2.10 Early Christology

Christadelphians, as well as numerous other protestant groups, make the claim that their theology is the same as that of the first century Christians.

We don't know exactly what first century Christians actually thought, but I suspect they were a pretty diverse lot and all thought something slightly different depending on the oral tradition they had received and perhaps any written works they may have had access to.

Here I just what to look at one specific part of theology, which is Christology. The majority of Christians today believe in the Trinity. Christadelphians, among others, are different to this mainstream view and reject the doctrine of the Trinity. These are the only two real options today, but in earlier times the choices were broader.

The Ebionites

The Ebionites were a group of Jews who converted to Christianity and were around during the early centuries after Jesus. Their Jewishness had a large influence on their theology, and being Jewish they claimed that they could trace their roots right back to Jesus, who was a Jew himself. They thought that the Jewish dietary and other laws should be kept. If a person wanted to be saved through Jesus they asserted that first that person must be circumcised and become a Jew. Their view of Jesus was that he was a human and that his parents were Joseph and Mary - that he was not born of a virgin.

Much of this is clearly contrary to what Paul thought so they either didn't have his letters or rejected them as heretical. Instead they had their own scriptures which most likely included a Jewish Gospel that was probably not that dissimilar to our Gospel according to Matthew.

The Marcionites

While the Ebionites rejected Paul, the followers of Marcion accepted Paul wholeheartedly. Marcion lived in the second century in what we call Turkey. Paul drew a line between the Jewish laws and the freedom in Christ, with Paul the acceptance of Jesus meant the rejection of traditional Judaism. Marcion took this one step further. When he read the Old Testament and compared it with Paul's letters be was convinced that the God of the Old Testament was different to the God of the New Testament. The Old Testament God was the creator God while the New Testament God was the God who brought salvation. Those who have faith in Jesus can escape the jealous and vengeful Old Testament God. The New Testament Christ was not a part of the creation of the Old Testament God but something else. For the Marcionites Jesus was not a part of our physical world or a human being, he only appeared to be and was actually divine.

This view of Jesus was called docetism and held that Jesus was only a semblance without any physical reality. Passages like 1 John 4:1-3 were written to counter views like that of the Marcionites. So references to the Antichrist, a favourite subject of speculation among Christadelphians, has no meaning or application today since there are no longer any docetists.

Christian Gnostics

The gnostics seem to have held a variety of views (including non-Christian ones) and probably constituted more than one group of early Christians. Their focus was on knowledge rather than faith as being required for salvation, knowledge of who you really are and how you can escape the earthly body you are trapped in. In the gnostic system Christ had come from the divine realm to communicate with the divine essence that had become trapped in humans.
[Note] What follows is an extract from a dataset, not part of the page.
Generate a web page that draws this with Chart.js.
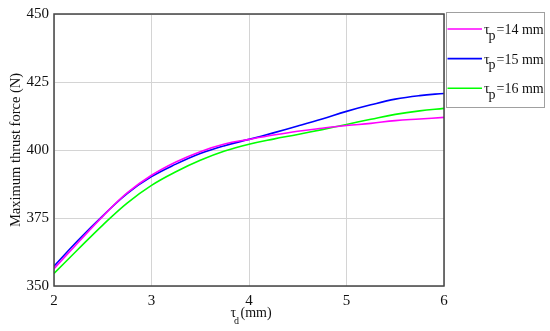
<!DOCTYPE html>
<html>
<head>
<meta charset="utf-8">
<script src="https://cdn.jsdelivr.net/npm/chart.js@4"></script>
<style>
html,body{margin:0;padding:0;background:#fff;}
canvas{display:block;}
</style>
</head>
<body>
<canvas id="c" width="550" height="331"></canvas>
<script>
const xValues = [2, 2.25, 2.5, 2.75, 3, 3.25, 3.5, 3.75, 4, 4.25, 4.5, 4.75, 5, 5.25, 5.5, 5.75, 6];
const seriesNames = ["14 mm", "15 mm", "16 mm"];
const tp14 = [356.4, 366.1, 375.6, 384.2, 390.7, 395.6, 399.4, 402.2, 403.9, 405.5, 406.9, 408.0, 409.0, 409.8, 410.8, 411.4, 412.0];
const tp15 = [357.3, 366.9, 375.8, 384.0, 390.2, 394.8, 398.7, 401.6, 403.9, 406.3, 408.8, 411.4, 414.2, 416.6, 418.7, 420.0, 420.8];
const tp16 = [354.6, 363.6, 372.4, 380.5, 387.0, 392.0, 396.2, 399.6, 402.1, 404.0, 405.7, 407.5, 409.4, 411.3, 413.1, 414.4, 415.3];
const xTicks = [2, 3, 4, 5, 6];
const yTicks = [350, 375, 400, 425, 450];
const colors = ["#ff00ff", "#0000ff", "#00ff00"];

const seriesValues = [tp14, tp15, tp16];
const datasets = seriesValues.map((vals, i) => ({
  label: seriesNames[i],
  data: xValues.map((x, j) => ({x: x, y: vals[j]})),
  borderColor: colors[i],
  backgroundColor: colors[i],
  borderWidth: 1.6,
  pointRadius: 0,
  fill: false,
  tension: 0.4
}));

const SERIF = "'Liberation Serif', 'Times New Roman', serif";

const deco = {
  id: 'deco',
  afterDraw(chart) {
    const ctx = chart.ctx;
    const a = chart.chartArea;
    ctx.save();
    // plot frame
    ctx.strokeStyle = '#444';
    ctx.lineWidth = 1.5;
    ctx.strokeRect(a.left, a.top, a.right - a.left, a.bottom - a.top);

    // legend
    const lx = 446, ly = 12, lw = 98, lh = 95;
    ctx.fillStyle = '#fff';
    ctx.fillRect(lx, ly, lw, lh);
    ctx.strokeStyle = '#a0a0a0';
    ctx.lineWidth = 1;
    ctx.strokeRect(lx + 0.5, ly + 0.5, lw, lh);
    chart.data.datasets.forEach((ds, i) => {
      const y = 29 + i * 29.6;
      ctx.strokeStyle = ds.borderColor;
      ctx.lineWidth = 1.6;
      ctx.beginPath();
      ctx.moveTo(447.5, y);
      ctx.lineTo(482, y);
      ctx.stroke();
      ctx.fillStyle = '#111';
      ctx.font = '14px ' + SERIF;
      ctx.textBaseline = 'alphabetic';
      ctx.textAlign = 'left';
      ctx.fillText('τ', 484, y + 5);
      ctx.fillText('p', 488.5, y + 10.5);
      ctx.fillText('=' + ds.label, 496.5, y + 5);
    });

    // x axis title
    ctx.fillStyle = '#111';
    ctx.font = '14px ' + SERIF;
    ctx.textAlign = 'left';
    ctx.textBaseline = 'alphabetic';
    ctx.fillText('τ', 230.5, 316.5);
    ctx.font = '10px ' + SERIF;
    ctx.fillText('d', 234, 324);
    ctx.font = '14px ' + SERIF;
    ctx.fillText(' (mm)', 237, 316.5);
    ctx.restore();
  }
};

new Chart(document.getElementById('c'), {
  type: 'line',
  data: { datasets: datasets },
  options: {
    responsive: false,
    animation: false,
    devicePixelRatio: 1,
    layout: { padding: { left: 0, right: 106, top: 13, bottom: 0 } },
    plugins: { legend: { display: false }, tooltip: { enabled: false } },
    scales: {
      x: {
        type: 'linear',
        min: 2, max: 6,
        afterBuildTicks: s => { s.ticks = xTicks.map(v => ({value: v})); },
        afterFit: s => { s.height = 45; },
        grid: { color: '#d4d4d4', drawTicks: false, lineWidth: 1 },
        border: { display: false },
        ticks: { padding: 6, color: '#111', font: { family: SERIF, size: 15 } }
      },
      y: {
        min: 350, max: 450,
        afterBuildTicks: s => { s.ticks = yTicks.map(v => ({value: v})); },
        afterFit: s => { s.width = 54; },
        grid: { color: '#d4d4d4', drawTicks: false, lineWidth: 1 },
        border: { display: false },
        ticks: { padding: 5, color: '#111', font: { family: SERIF, size: 15 } },
        title: {
          display: true,
          text: 'Maximum thrust force (N)',
          color: '#111',
          font: { family: SERIF, size: 14.5 },
          padding: { top: 7, bottom: 0 }
        }
      }
    }
  },
  plugins: [deco]
});
</script>
</body>
</html>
Interestingly the Christ that came from the divine realm lived in Jesus who was a regular human being like you and me who had become temporarily inhabited by the divine.
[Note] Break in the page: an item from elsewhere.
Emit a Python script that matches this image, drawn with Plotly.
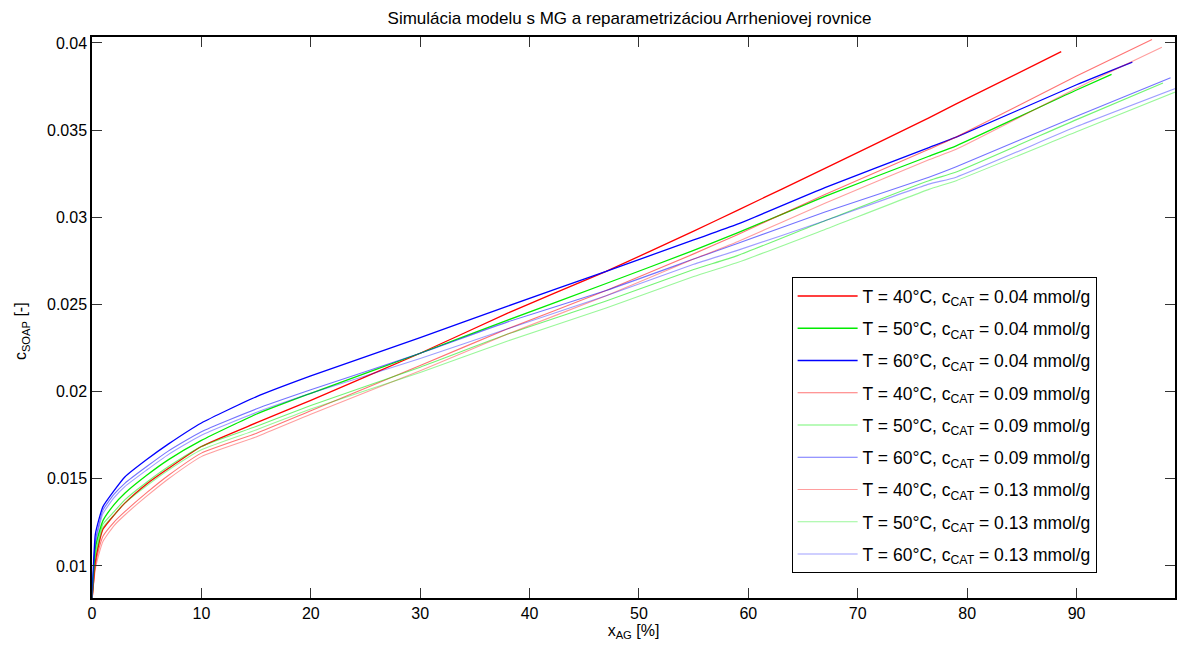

They read Mark 1:10 when Jesus came up out of the water after his baptism and the dove descending as being the time when the Christ Spirit came down to dwell in Jesus. Then they use Jesus cry, "My God, my God, why have you forsaken me?" in Mark 15:34 to indicate that the Christ Spirit had left the human Jesus to die on the cross alone.

The Orthodox View

In the end one view of Jesus would come to dominate - the one that attracted the most converts, and the one we are largely left with today. This view of Jesus has become the orthodox view, although it is not held by Christadelphians, and is known as the Trinity.

This view became the received view in 325 AD at the first council of Nicaea. The emperor Constantine had recently converted to Christianity and he wanted to use his new religion to bring his empire together. The only problem was that the teachings of Christianity varied greatly across the Roman world. Constantine gathered bishops from all over the empire to hammer out a 'right belief' or orthodoxy. Once this had been done the Nicene Creed was published and the doctrine of the Trinity was declared right, and that it had always been right. As we have seen though, the reality was very different with some very diverse ideas circulating from the very earliest times.